Begin DATASET RECORDS
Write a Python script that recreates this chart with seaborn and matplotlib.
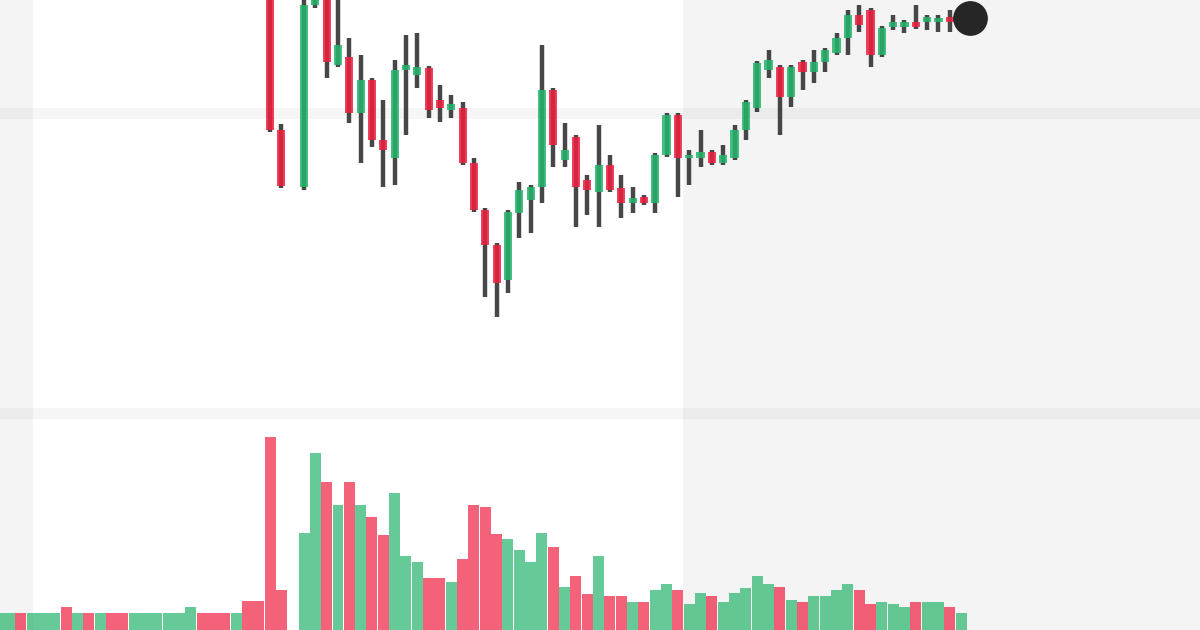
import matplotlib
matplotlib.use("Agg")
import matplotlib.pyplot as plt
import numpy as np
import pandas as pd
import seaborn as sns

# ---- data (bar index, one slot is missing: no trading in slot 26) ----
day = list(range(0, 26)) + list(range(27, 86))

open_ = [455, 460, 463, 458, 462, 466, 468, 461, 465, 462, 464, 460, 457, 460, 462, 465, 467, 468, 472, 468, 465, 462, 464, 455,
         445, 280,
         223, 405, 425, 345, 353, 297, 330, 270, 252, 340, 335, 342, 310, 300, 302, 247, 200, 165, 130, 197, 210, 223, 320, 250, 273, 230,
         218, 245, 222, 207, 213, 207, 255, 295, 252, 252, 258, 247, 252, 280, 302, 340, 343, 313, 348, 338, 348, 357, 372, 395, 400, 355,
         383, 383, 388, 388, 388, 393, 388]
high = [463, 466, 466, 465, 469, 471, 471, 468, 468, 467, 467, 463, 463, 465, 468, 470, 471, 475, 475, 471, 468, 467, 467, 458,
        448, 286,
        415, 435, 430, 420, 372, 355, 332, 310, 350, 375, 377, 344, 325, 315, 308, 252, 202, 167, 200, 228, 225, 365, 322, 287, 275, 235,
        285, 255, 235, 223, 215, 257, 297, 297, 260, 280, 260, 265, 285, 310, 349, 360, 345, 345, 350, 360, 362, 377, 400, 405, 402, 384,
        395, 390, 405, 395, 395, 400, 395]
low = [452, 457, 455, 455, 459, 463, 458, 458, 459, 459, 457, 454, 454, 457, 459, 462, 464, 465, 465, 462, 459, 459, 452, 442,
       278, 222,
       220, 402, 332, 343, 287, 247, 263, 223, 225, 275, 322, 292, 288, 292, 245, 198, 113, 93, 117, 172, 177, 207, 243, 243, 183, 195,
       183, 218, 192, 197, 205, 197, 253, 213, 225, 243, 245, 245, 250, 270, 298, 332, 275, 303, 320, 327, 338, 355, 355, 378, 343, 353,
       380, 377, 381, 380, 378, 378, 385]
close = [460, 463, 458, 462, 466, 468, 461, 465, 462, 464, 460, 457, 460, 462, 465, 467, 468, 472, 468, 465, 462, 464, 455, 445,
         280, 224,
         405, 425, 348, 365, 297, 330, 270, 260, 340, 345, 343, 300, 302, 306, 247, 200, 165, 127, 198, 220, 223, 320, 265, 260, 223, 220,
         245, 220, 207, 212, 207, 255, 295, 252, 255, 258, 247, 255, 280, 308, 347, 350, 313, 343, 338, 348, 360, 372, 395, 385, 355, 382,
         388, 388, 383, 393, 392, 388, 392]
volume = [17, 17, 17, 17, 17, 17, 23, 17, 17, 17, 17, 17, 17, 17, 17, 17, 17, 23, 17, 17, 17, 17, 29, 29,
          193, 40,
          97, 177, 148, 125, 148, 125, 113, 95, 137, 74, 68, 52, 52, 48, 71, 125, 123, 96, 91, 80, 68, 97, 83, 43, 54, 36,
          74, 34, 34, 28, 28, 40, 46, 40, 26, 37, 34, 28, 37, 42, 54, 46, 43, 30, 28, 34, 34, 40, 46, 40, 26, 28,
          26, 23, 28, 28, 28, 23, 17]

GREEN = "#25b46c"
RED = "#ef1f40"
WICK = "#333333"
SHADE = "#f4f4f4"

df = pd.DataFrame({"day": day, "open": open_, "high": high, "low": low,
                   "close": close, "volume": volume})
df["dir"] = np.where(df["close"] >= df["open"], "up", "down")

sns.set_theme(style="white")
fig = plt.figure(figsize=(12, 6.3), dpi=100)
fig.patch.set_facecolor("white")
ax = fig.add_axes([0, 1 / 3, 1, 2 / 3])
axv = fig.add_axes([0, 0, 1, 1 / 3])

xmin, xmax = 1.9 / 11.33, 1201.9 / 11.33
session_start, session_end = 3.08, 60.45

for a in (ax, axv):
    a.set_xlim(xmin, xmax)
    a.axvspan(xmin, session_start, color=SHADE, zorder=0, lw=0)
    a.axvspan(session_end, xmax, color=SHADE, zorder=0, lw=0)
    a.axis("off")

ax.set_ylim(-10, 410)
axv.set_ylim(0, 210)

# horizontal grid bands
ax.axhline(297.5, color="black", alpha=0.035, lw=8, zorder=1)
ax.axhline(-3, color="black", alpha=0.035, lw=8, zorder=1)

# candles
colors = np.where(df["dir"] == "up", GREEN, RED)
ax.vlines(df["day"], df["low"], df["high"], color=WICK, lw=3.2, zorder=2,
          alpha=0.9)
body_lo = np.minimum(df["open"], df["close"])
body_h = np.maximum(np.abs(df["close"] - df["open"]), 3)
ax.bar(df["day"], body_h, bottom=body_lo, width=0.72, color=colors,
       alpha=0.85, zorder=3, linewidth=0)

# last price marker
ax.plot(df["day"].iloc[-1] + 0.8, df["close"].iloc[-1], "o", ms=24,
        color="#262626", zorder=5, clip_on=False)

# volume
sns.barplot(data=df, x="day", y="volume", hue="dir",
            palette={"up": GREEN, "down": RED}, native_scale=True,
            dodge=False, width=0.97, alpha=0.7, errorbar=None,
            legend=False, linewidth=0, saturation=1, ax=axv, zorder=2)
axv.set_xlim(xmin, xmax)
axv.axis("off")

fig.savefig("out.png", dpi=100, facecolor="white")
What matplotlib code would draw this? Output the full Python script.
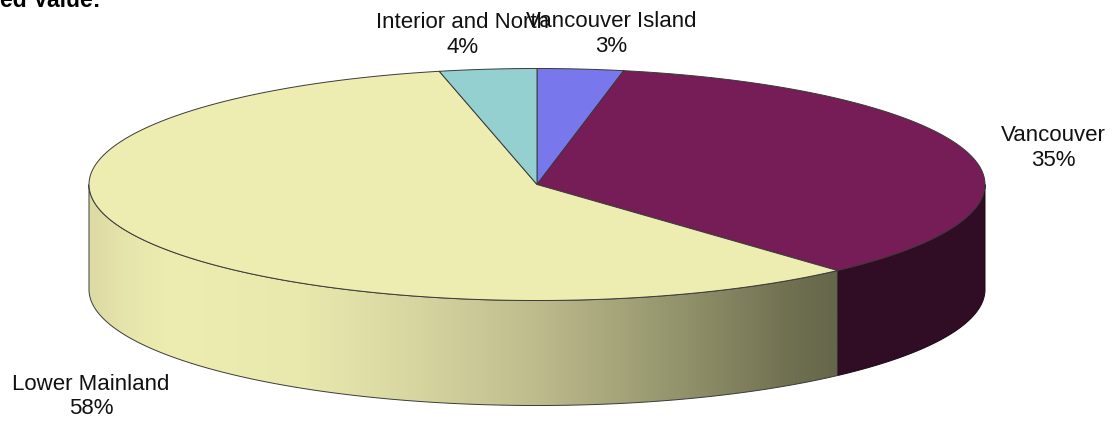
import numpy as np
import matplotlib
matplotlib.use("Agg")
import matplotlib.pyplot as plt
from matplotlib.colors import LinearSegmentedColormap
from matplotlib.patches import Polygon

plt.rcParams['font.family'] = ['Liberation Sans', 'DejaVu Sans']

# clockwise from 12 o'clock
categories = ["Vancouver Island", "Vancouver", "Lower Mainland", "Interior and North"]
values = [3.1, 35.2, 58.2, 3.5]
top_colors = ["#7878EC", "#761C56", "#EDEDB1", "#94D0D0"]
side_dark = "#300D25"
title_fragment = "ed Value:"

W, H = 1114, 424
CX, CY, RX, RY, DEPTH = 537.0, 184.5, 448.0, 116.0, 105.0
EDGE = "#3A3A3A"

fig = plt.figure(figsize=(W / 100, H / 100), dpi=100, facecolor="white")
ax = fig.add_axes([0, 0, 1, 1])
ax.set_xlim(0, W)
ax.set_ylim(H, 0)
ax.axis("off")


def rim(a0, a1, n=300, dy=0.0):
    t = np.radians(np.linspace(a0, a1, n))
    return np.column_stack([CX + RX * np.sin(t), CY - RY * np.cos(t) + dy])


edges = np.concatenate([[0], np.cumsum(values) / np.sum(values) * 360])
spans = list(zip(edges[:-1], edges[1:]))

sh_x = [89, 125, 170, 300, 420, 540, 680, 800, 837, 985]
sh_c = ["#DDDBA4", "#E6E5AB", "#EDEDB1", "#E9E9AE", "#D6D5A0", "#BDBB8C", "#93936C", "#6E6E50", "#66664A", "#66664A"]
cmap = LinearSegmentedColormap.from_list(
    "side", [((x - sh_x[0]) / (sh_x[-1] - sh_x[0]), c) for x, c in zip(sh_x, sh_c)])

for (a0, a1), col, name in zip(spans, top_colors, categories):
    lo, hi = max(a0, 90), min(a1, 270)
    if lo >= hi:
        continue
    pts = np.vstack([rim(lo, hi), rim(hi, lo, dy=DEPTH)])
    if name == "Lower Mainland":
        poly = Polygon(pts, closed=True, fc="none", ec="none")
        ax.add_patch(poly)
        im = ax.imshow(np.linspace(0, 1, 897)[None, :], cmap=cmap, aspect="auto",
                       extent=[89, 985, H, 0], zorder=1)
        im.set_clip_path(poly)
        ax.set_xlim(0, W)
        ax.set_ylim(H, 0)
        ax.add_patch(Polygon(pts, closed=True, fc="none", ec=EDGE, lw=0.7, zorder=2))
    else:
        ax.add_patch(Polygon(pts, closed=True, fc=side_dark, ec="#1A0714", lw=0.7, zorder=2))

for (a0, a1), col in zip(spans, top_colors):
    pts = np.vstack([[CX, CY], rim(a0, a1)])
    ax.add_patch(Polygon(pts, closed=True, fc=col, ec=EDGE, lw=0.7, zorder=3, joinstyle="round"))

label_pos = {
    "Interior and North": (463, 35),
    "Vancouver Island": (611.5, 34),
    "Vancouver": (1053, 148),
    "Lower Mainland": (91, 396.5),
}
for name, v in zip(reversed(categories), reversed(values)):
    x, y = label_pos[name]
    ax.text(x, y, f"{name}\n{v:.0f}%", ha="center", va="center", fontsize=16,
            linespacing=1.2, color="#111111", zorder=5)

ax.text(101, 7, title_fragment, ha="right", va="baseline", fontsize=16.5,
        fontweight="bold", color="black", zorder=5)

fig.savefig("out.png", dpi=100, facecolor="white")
End DATASET RECORDS
WHAT IS ASKED.
Write out the lines running from the one that contains "What matplotlib code" through the one that contains "spans = list(zip(edges[:-1], edges[1:]))", ends included, and nothing else. Pictures stay out of the copy.

WRITTEN RESPONSE.
What matplotlib code would draw this? Output the full Python script.
import numpy as np
import matplotlib
matplotlib.use("Agg")
import matplotlib.pyplot as plt
from matplotlib.colors import LinearSegmentedColormap
from matplotlib.patches import Polygon

plt.rcParams['font.family'] = ['Liberation Sans', 'DejaVu Sans']

# clockwise from 12 o'clock
categories = ["Vancouver Island", "Vancouver", "Lower Mainland", "Interior and North"]
values = [3.1, 35.2, 58.2, 3.5]
top_colors = ["#7878EC", "#761C56", "#EDEDB1", "#94D0D0"]
side_dark = "#300D25"
title_fragment = "ed Value:"

W, H = 1114, 424
CX, CY, RX, RY, DEPTH = 537.0, 184.5, 448.0, 116.0, 105.0
EDGE = "#3A3A3A"

fig = plt.figure(figsize=(W / 100, H / 100), dpi=100, facecolor="white")
ax = fig.add_axes([0, 0, 1, 1])
ax.set_xlim(0, W)
ax.set_ylim(H, 0)
ax.axis("off")


def rim(a0, a1, n=300, dy=0.0):
    t = np.radians(np.linspace(a0, a1, n))
    return np.column_stack([CX + RX * np.sin(t), CY - RY * np.cos(t) + dy])


edges = np.concatenate([[0], np.cumsum(values) / np.sum(values) * 360])
spans = list(zip(edges[:-1], edges[1:]))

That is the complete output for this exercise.